* **Data in this exercise**:

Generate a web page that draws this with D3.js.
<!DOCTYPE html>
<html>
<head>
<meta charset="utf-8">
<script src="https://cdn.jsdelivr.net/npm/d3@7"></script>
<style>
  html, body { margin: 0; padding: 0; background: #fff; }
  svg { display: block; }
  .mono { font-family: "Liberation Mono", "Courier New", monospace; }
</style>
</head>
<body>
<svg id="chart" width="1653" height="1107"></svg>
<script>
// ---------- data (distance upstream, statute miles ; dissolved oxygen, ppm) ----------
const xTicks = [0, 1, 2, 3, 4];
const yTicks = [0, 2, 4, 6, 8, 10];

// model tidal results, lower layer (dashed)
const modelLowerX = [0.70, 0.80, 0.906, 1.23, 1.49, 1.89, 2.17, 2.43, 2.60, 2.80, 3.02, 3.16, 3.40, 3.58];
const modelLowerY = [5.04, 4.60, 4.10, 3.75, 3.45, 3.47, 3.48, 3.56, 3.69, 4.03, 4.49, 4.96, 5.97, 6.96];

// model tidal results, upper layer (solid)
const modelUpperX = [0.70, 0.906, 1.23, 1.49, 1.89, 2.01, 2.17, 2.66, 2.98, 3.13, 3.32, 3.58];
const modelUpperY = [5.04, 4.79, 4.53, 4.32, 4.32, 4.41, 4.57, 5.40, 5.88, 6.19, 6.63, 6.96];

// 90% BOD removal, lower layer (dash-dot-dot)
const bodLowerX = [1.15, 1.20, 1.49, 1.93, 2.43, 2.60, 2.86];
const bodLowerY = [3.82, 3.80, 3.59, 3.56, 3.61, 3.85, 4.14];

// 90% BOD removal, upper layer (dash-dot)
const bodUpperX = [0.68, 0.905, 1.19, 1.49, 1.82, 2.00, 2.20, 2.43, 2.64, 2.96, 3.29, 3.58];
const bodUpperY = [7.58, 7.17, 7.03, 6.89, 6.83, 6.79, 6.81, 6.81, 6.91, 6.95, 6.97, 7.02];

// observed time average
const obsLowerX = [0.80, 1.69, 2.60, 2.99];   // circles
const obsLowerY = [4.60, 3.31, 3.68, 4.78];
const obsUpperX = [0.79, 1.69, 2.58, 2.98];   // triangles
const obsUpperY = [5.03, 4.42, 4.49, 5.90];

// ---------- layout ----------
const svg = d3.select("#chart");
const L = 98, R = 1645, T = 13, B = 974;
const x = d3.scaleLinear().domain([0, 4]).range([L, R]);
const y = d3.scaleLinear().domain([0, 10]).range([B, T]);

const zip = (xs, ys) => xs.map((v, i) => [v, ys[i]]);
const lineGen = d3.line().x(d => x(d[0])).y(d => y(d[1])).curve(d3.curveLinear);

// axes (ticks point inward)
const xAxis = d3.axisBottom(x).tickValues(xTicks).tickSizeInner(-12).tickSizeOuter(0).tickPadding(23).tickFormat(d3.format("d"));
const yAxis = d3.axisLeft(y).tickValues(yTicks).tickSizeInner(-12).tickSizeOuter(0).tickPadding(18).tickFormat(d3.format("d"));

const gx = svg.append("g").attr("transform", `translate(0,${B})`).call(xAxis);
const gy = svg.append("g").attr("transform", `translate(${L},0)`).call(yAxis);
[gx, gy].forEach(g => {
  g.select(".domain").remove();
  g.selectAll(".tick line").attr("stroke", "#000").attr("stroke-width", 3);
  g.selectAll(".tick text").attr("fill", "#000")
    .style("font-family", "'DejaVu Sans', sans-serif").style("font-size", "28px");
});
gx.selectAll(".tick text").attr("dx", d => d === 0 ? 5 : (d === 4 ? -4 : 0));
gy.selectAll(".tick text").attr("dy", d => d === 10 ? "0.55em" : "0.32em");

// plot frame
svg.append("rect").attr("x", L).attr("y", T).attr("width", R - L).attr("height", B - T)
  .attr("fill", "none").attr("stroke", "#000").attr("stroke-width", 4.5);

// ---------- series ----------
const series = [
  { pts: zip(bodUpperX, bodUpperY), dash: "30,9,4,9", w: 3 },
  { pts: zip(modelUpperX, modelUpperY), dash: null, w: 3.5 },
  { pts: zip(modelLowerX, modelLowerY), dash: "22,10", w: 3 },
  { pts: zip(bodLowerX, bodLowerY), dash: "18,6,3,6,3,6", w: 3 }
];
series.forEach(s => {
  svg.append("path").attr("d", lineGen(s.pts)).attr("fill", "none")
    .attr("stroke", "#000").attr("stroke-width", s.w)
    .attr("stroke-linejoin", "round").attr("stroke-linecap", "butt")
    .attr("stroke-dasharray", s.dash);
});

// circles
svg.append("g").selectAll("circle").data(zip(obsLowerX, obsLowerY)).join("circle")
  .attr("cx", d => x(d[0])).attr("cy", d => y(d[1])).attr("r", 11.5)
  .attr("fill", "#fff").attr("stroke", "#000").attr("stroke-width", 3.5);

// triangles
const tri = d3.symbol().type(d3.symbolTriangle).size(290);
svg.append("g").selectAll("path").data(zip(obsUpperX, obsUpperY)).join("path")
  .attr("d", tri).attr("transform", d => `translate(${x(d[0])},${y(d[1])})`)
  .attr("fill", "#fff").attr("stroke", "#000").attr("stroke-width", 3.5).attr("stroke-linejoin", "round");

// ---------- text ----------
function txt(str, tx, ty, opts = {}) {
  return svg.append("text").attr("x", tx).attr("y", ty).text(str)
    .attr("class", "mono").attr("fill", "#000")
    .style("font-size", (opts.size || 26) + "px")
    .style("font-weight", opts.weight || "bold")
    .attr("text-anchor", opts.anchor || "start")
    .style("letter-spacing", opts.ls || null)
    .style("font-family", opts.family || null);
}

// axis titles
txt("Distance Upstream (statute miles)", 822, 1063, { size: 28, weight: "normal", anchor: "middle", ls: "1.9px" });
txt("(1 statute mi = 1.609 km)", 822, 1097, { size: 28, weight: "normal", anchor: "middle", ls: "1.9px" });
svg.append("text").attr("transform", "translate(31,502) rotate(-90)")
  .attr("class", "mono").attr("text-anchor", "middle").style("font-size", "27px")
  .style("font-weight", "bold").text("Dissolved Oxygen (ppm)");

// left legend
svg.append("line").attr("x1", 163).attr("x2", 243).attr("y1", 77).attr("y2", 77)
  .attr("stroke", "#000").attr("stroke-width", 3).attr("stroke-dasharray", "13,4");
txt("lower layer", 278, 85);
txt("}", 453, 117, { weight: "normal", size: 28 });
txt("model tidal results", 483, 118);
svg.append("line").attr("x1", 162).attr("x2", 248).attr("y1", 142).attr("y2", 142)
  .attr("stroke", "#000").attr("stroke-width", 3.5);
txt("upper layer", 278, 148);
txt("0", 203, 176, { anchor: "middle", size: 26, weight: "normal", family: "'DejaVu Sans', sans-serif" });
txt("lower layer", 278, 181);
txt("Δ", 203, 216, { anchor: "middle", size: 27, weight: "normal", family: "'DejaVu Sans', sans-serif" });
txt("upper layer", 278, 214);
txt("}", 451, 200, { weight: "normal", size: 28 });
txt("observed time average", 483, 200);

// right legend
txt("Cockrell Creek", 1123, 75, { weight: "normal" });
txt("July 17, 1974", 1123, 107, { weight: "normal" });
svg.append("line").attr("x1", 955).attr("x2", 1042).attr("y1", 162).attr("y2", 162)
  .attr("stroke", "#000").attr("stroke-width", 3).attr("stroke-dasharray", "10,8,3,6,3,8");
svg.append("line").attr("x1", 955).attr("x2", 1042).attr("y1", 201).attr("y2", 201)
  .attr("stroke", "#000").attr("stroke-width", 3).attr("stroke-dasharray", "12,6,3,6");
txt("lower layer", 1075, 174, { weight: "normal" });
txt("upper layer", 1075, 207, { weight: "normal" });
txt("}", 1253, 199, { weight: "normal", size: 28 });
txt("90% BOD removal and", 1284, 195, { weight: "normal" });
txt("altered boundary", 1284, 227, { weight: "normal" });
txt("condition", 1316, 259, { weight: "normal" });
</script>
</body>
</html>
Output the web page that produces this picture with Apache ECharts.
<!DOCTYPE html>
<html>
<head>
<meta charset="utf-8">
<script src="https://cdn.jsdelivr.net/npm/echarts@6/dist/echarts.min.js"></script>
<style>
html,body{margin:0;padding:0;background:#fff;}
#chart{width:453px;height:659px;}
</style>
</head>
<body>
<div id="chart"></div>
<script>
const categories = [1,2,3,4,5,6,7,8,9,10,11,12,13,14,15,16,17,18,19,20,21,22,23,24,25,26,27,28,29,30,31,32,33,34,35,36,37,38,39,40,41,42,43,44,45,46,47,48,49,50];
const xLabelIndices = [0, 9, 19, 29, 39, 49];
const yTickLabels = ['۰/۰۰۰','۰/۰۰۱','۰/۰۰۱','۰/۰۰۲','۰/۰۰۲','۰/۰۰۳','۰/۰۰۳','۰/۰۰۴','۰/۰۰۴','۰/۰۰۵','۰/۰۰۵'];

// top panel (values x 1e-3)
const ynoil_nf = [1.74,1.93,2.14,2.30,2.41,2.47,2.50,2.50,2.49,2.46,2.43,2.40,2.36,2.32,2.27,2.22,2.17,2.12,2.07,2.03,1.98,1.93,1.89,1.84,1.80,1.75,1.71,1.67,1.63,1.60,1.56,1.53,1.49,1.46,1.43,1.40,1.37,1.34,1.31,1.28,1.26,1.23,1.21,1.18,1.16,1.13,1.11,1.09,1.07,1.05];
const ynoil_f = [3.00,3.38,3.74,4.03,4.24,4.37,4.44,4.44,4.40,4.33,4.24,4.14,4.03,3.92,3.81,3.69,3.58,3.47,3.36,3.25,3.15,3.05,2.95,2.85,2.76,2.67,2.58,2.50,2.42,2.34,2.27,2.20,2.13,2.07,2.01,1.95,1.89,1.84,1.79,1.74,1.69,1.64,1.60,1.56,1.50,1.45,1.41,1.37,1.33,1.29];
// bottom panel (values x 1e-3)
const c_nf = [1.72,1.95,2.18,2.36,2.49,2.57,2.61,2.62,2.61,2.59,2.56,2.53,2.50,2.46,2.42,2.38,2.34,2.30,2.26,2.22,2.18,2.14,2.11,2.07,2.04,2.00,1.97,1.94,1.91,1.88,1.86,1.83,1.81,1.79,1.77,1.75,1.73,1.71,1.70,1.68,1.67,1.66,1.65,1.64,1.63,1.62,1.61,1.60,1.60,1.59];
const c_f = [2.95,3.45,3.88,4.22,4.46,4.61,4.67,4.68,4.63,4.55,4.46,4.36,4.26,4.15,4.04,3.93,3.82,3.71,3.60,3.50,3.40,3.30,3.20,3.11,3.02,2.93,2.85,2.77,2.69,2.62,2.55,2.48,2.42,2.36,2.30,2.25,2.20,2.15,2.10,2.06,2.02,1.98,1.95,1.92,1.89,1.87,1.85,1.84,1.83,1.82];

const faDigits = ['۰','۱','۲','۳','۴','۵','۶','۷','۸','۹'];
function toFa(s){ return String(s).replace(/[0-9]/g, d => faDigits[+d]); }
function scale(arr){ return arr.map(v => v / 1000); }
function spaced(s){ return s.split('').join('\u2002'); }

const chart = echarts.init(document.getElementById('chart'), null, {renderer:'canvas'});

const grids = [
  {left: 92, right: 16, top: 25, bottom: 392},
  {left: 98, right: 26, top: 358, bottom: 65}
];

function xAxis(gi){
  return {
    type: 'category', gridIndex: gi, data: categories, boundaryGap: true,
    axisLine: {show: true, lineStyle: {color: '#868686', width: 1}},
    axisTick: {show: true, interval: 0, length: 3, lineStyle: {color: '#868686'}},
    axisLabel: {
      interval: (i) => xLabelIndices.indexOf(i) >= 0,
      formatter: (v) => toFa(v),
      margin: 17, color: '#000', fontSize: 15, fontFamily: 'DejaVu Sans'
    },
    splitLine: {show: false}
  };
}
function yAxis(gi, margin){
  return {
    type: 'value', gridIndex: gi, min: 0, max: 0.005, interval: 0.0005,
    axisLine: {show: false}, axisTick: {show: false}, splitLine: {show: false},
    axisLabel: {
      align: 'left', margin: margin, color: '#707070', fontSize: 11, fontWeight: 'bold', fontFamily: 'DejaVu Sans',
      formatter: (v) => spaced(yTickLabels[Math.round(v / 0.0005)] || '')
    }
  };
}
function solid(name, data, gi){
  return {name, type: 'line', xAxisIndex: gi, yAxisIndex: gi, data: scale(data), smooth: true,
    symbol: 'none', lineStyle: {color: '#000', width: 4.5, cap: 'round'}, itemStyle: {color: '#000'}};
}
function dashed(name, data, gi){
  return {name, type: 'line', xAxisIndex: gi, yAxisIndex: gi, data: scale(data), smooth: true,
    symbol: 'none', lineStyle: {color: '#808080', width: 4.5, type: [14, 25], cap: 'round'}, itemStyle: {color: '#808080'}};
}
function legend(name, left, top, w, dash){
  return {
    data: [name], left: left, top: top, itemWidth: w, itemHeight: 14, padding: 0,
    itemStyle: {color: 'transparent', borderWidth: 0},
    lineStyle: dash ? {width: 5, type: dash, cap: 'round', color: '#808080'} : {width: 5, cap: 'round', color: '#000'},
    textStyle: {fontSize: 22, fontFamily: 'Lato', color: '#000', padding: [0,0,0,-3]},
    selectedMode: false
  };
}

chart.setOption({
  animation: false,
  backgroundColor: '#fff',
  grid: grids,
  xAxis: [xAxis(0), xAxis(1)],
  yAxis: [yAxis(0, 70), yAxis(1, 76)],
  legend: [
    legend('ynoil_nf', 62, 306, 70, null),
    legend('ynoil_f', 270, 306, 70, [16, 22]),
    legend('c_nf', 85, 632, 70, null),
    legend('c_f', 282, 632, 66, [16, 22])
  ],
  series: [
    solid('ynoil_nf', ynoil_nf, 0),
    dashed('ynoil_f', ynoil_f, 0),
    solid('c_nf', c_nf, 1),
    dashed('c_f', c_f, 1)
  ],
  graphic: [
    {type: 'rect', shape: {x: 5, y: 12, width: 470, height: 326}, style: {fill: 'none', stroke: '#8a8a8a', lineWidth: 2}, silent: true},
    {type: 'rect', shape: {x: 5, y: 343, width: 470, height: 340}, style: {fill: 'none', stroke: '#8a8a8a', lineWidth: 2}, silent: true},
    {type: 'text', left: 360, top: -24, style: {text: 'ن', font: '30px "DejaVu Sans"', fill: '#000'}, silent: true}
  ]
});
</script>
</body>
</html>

* **Set problem**: What you return should be the lines from the start of the data through the line with "4.96, 5.97, 6.96];", quoted exactly and nothing more.

* **The reply**:
Generate a web page that draws this with D3.js.
<!DOCTYPE html>
<html>
<head>
<meta charset="utf-8">
<script src="https://cdn.jsdelivr.net/npm/d3@7"></script>
<style>
  html, body { margin: 0; padding: 0; background: #fff; }
  svg { display: block; }
  .mono { font-family: "Liberation Mono", "Courier New", monospace; }
</style>
</head>
<body>
<svg id="chart" width="1653" height="1107"></svg>
<script>
// ---------- data (distance upstream, statute miles ; dissolved oxygen, ppm) ----------
const xTicks = [0, 1, 2, 3, 4];
const yTicks = [0, 2, 4, 6, 8, 10];

// model tidal results, lower layer (dashed)
const modelLowerX = [0.70, 0.80, 0.906, 1.23, 1.49, 1.89, 2.17, 2.43, 2.60, 2.80, 3.02, 3.16, 3.40, 3.58];
const modelLowerY = [5.04, 4.60, 4.10, 3.75, 3.45, 3.47, 3.48, 3.56, 3.69, 4.03, 4.49, 4.96, 5.97, 6.96];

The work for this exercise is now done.